• **WHAT TO DO**
Everything from the line containing "Convert this diagram to TikZ code." through the line containing "(0,0) rectangle (3026,1220);" must be quoted exactly; everything else is left out.
···
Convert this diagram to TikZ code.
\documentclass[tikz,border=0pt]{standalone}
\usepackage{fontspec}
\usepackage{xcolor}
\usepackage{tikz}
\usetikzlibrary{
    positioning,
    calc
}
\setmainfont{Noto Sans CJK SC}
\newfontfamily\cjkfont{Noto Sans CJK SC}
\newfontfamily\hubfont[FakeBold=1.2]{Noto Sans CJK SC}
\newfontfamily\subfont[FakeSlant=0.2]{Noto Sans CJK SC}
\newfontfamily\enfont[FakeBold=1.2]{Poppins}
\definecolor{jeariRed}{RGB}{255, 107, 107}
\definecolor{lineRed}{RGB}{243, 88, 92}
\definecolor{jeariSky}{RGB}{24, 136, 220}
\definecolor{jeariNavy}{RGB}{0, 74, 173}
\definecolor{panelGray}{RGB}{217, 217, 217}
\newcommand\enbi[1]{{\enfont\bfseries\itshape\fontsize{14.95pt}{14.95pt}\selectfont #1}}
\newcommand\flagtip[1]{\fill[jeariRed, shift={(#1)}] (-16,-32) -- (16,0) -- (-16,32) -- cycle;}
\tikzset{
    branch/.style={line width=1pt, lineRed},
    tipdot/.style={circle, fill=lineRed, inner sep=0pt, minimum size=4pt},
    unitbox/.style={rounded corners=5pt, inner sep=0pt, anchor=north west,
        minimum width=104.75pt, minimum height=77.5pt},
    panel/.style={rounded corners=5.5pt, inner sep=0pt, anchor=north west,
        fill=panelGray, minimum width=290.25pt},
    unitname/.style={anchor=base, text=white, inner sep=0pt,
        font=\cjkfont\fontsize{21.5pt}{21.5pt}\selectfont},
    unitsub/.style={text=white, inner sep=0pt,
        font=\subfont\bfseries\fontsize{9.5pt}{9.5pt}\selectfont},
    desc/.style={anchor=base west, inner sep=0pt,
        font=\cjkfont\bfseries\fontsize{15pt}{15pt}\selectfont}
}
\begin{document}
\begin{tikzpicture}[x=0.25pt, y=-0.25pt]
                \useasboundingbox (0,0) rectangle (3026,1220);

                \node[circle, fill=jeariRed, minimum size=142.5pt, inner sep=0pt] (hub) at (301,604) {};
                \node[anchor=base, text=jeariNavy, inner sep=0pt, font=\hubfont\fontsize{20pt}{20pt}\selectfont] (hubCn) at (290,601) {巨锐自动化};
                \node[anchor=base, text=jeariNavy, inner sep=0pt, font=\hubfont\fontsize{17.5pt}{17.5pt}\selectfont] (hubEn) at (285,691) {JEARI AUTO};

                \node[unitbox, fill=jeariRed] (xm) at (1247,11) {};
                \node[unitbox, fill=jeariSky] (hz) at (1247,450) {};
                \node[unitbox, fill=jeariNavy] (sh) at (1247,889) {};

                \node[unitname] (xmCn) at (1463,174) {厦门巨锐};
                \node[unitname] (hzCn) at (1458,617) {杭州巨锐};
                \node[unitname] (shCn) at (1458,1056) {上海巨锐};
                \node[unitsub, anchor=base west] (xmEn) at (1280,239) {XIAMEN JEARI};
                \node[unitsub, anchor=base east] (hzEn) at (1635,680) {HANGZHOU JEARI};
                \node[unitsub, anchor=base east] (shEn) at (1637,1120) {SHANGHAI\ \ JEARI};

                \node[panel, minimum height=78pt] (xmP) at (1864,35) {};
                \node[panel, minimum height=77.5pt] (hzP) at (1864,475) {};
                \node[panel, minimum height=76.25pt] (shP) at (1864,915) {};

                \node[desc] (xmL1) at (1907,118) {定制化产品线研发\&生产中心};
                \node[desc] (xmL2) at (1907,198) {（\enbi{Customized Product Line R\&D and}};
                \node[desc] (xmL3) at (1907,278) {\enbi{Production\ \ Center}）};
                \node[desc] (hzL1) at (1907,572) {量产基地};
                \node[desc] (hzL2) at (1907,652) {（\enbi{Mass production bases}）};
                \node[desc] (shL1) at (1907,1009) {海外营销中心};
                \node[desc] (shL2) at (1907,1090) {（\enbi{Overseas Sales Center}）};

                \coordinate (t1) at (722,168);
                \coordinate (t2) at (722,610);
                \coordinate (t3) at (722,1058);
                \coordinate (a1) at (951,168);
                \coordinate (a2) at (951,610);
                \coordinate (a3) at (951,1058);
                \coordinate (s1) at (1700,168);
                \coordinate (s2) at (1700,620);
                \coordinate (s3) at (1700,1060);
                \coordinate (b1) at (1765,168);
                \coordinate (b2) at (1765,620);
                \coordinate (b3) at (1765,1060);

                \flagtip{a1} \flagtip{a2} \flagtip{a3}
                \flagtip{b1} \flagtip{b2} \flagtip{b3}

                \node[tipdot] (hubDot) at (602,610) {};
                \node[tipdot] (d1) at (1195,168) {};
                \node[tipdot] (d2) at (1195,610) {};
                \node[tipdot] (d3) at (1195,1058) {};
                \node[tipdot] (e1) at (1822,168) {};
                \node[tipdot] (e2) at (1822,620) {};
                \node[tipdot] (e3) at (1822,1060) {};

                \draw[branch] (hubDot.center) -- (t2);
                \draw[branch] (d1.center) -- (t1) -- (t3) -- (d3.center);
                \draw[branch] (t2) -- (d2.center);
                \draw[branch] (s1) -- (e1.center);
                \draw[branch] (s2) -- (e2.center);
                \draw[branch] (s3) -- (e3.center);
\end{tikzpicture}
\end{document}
···
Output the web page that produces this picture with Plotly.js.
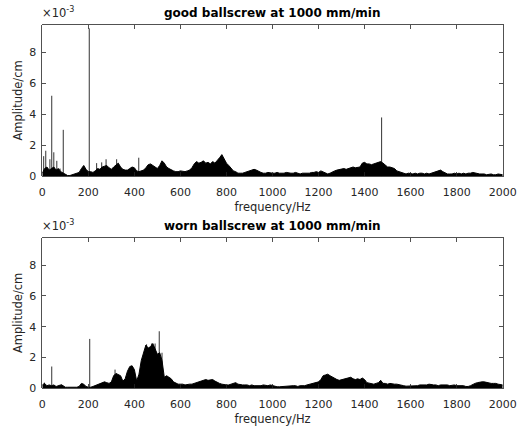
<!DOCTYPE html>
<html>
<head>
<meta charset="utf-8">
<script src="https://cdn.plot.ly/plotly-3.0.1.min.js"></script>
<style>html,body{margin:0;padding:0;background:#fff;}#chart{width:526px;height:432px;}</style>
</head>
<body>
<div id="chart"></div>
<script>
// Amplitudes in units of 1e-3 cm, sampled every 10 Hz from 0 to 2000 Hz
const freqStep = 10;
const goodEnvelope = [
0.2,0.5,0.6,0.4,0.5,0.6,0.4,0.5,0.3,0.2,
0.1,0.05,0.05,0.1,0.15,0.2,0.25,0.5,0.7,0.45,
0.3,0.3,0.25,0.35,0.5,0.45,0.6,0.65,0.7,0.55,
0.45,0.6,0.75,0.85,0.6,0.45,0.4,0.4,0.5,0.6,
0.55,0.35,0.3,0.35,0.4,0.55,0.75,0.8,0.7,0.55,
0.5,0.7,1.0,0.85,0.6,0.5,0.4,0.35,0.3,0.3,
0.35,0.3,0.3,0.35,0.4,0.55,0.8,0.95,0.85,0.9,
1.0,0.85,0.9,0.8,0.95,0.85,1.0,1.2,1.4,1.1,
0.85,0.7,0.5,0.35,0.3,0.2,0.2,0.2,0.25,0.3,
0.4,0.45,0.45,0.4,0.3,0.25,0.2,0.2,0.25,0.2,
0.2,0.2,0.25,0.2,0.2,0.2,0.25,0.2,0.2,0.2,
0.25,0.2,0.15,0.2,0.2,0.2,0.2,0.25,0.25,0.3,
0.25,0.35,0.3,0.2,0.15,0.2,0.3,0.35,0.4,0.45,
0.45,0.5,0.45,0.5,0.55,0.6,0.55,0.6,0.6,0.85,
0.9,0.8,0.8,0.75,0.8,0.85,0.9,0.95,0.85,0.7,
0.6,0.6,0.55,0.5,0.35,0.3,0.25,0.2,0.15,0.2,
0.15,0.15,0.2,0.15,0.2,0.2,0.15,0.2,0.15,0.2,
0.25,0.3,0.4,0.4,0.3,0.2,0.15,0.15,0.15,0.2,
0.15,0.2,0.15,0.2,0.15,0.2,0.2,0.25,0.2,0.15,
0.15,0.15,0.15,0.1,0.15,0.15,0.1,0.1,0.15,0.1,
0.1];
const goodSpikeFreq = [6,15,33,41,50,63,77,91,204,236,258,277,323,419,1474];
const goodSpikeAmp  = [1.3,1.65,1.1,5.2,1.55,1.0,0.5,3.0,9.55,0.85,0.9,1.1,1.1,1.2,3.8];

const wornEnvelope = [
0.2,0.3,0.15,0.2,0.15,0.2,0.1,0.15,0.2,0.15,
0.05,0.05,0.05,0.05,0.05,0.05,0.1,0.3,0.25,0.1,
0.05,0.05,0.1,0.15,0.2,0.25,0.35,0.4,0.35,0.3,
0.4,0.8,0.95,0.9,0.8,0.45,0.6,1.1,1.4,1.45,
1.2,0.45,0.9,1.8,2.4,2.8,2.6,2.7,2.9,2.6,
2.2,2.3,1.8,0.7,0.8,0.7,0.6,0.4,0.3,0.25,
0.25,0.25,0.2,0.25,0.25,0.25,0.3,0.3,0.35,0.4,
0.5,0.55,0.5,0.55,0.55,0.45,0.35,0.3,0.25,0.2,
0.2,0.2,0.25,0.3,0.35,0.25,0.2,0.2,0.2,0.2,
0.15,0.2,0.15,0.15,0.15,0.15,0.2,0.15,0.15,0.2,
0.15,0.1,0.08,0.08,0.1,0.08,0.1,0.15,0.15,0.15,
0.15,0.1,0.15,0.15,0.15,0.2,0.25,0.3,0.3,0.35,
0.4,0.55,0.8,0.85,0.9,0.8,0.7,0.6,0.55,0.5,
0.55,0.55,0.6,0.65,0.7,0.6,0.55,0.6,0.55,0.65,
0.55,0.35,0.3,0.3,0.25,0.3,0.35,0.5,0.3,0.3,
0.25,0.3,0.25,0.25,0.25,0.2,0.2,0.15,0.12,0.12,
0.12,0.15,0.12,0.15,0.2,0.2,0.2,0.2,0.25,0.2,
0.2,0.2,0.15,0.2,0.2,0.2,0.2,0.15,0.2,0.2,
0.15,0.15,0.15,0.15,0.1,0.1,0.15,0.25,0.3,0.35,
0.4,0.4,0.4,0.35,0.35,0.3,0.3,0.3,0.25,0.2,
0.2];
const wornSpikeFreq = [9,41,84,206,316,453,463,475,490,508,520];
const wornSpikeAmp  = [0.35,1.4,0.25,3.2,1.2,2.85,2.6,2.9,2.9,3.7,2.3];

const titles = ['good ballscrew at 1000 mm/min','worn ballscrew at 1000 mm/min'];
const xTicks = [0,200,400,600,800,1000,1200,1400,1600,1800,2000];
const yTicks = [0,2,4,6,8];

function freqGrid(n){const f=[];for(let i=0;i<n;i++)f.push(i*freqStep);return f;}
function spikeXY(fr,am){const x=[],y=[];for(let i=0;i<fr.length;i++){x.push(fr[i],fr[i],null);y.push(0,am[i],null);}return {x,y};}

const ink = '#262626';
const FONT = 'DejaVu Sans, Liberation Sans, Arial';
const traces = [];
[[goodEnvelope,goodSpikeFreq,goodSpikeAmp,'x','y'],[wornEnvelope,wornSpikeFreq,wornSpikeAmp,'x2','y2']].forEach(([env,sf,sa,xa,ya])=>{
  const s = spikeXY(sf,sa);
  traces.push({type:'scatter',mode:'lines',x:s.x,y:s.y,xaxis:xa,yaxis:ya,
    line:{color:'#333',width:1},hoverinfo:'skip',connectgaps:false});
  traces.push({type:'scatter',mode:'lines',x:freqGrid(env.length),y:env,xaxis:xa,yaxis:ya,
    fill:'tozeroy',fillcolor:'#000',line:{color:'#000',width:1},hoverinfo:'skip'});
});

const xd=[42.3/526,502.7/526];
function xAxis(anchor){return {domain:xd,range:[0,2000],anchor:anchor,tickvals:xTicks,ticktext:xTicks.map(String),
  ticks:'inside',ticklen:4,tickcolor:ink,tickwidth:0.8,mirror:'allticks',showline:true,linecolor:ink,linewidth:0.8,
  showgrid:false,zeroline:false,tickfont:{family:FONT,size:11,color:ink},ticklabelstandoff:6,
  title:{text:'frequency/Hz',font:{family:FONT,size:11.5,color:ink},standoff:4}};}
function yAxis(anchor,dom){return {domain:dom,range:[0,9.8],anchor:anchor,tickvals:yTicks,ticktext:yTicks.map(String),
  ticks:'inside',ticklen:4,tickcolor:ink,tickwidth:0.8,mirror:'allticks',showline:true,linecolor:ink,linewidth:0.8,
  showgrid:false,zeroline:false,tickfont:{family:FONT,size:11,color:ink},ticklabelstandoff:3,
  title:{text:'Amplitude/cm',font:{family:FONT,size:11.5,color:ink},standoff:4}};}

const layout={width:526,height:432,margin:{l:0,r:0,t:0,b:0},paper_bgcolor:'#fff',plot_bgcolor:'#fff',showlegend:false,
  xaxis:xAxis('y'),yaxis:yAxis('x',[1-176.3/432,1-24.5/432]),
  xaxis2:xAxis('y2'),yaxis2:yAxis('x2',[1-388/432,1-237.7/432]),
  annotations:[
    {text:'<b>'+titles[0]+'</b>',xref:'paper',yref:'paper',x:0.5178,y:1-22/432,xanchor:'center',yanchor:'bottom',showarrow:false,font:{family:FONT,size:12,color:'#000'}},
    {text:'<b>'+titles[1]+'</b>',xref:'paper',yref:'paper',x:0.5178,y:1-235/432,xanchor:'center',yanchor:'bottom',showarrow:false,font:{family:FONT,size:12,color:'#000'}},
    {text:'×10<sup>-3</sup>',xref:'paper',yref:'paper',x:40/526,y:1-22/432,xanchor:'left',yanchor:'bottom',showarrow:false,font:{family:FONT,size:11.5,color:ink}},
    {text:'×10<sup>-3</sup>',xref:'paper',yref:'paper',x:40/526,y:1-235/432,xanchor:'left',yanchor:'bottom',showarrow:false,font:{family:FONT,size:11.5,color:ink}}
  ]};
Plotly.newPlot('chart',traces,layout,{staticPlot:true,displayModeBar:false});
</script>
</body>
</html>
···
• **RESPONSE**
Convert this diagram to TikZ code.
\documentclass[tikz,border=0pt]{standalone}
\usepackage{fontspec}
\usepackage{xcolor}
\usepackage{tikz}
\usetikzlibrary{
    positioning,
    calc
}
\setmainfont{Noto Sans CJK SC}
\newfontfamily\cjkfont{Noto Sans CJK SC}
\newfontfamily\hubfont[FakeBold=1.2]{Noto Sans CJK SC}
\newfontfamily\subfont[FakeSlant=0.2]{Noto Sans CJK SC}
\newfontfamily\enfont[FakeBold=1.2]{Poppins}
\definecolor{jeariRed}{RGB}{255, 107, 107}
\definecolor{lineRed}{RGB}{243, 88, 92}
\definecolor{jeariSky}{RGB}{24, 136, 220}
\definecolor{jeariNavy}{RGB}{0, 74, 173}
\definecolor{panelGray}{RGB}{217, 217, 217}
\newcommand\enbi[1]{{\enfont\bfseries\itshape\fontsize{14.95pt}{14.95pt}\selectfont #1}}
\newcommand\flagtip[1]{\fill[jeariRed, shift={(#1)}] (-16,-32) -- (16,0) -- (-16,32) -- cycle;}
\tikzset{
    branch/.style={line width=1pt, lineRed},
    tipdot/.style={circle, fill=lineRed, inner sep=0pt, minimum size=4pt},
    unitbox/.style={rounded corners=5pt, inner sep=0pt, anchor=north west,
        minimum width=104.75pt, minimum height=77.5pt},
    panel/.style={rounded corners=5.5pt, inner sep=0pt, anchor=north west,
        fill=panelGray, minimum width=290.25pt},
    unitname/.style={anchor=base, text=white, inner sep=0pt,
        font=\cjkfont\fontsize{21.5pt}{21.5pt}\selectfont},
    unitsub/.style={text=white, inner sep=0pt,
        font=\subfont\bfseries\fontsize{9.5pt}{9.5pt}\selectfont},
    desc/.style={anchor=base west, inner sep=0pt,
        font=\cjkfont\bfseries\fontsize{15pt}{15pt}\selectfont}
}
\begin{document}
\begin{tikzpicture}[x=0.25pt, y=-0.25pt]
                \useasboundingbox (0,0) rectangle (3026,1220);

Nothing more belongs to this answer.